**Problem details:** Only the lines from the start of the data through the line containing "whishi = [0.046, 0.037]" should be written out, exactly as they are, with both ends included and the pictures left out.

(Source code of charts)
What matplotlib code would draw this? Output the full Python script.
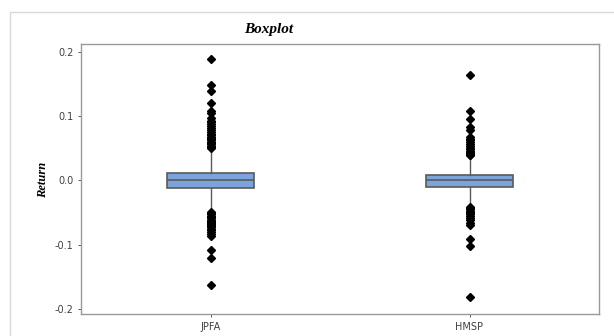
import matplotlib.pyplot as plt
from matplotlib.patches import Rectangle

labels = ['JPFA', 'HMSP']
q1 = [-0.0125, -0.011]
med = [0.0, 0.0]
q3 = [0.0118, 0.0078]
whislo = [-0.046, -0.0385]
whishi = [0.046, 0.037]

jpfa_out = [0.188, 0.148, 0.1395, 0.121, 0.108, 0.105,
            0.0965, 0.093, 0.090, 0.087, 0.084, 0.081, 0.078, 0.075, 0.072,
            0.070, 0.068, 0.066, 0.064, 0.062, 0.060, 0.058, 0.056, 0.054,
            0.052, 0.050,
            -0.049, -0.051, -0.053, -0.055, -0.057, -0.059, -0.061, -0.063,
            -0.065, -0.066, -0.067, -0.068, -0.069, -0.071, -0.073, -0.075,
            -0.078, -0.081, -0.084, -0.087, -0.1085, -0.121, -0.163]
hmsp_out = [0.164, 0.108, 0.096, 0.0825, 0.079, 0.068, 0.065, 0.062,
            0.059, 0.056, 0.053, 0.050, 0.048, 0.046, 0.044, 0.042, 0.041,
            0.040, 0.039,
            -0.041, -0.043, -0.045, -0.047, -0.049, -0.051, -0.053, -0.056,
            -0.059, -0.062, -0.066, -0.0695, -0.092, -0.102, -0.181]
fliers = [jpfa_out, hmsp_out]

stats = []
for i in range(len(labels)):
    stats.append(dict(label=labels[i], q1=q1[i], med=med[i], q3=q3[i],
                      whislo=whislo[i], whishi=whishi[i], fliers=fliers[i]))

fig = plt.figure(figsize=(6.14, 3.36), dpi=100)
ax = fig.add_axes([81/614, 1 - 314/336, (599-81)/614, (314-44)/336])

# outer light frame
fig.patches.append(Rectangle((10/614, -0.1), 1.2, 1.1 - 12/336,
                             transform=fig.transFigure, fill=False,
                             edgecolor='#d8d8d8', linewidth=1))

ax.bxp(stats, positions=[1, 2], widths=0.335, patch_artist=True,
       showcaps=False,
       boxprops=dict(facecolor='#7ba4dc', edgecolor='#5a5a5a', linewidth=1.2),
       medianprops=dict(color='#5a5a5a', linewidth=1.2),
       whiskerprops=dict(color='#5a5a5a', linewidth=1),
       flierprops=dict(marker='D', markerfacecolor='black',
                       markeredgecolor='black', markersize=3.6))

ax.set_xlim(0.5, 2.5)
ax.set_ylim(-0.208, 0.212)
ax.set_yticks([-0.2, -0.1, 0.0, 0.1, 0.2])
ax.set_yticklabels(['-0.2', '-0.1', '0.0', '0.1', '0.2'])
ax.tick_params(labelsize=7, colors='#404040', length=2, width=0.6)
for s in ax.spines.values():
    s.set_color('#999999')
    s.set_linewidth(1)

fig.text(269/614, 1 - 30/336, 'Boxplot', ha='center', va='center',
         family='Liberation Serif', style='italic', weight='bold', fontsize=11)
fig.text(43/614, 1 - 180/336, 'Return', ha='center', va='center',
         rotation=90, family='Liberation Serif', style='italic',
         weight='bold', fontsize=9)

fig.savefig('out.png', dpi=100)
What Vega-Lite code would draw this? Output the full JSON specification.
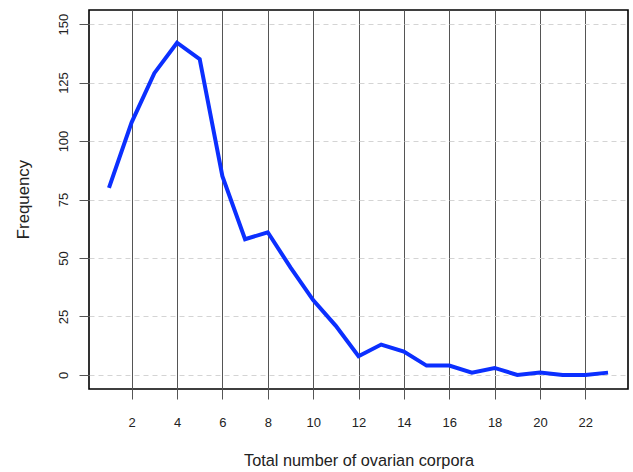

**The solution:**
What matplotlib code would draw this? Output the full Python script.
import matplotlib.pyplot as plt
from matplotlib.patches import Rectangle

labels = ['JPFA', 'HMSP']
q1 = [-0.0125, -0.011]
med = [0.0, 0.0]
q3 = [0.0118, 0.0078]
whislo = [-0.046, -0.0385]
whishi = [0.046, 0.037]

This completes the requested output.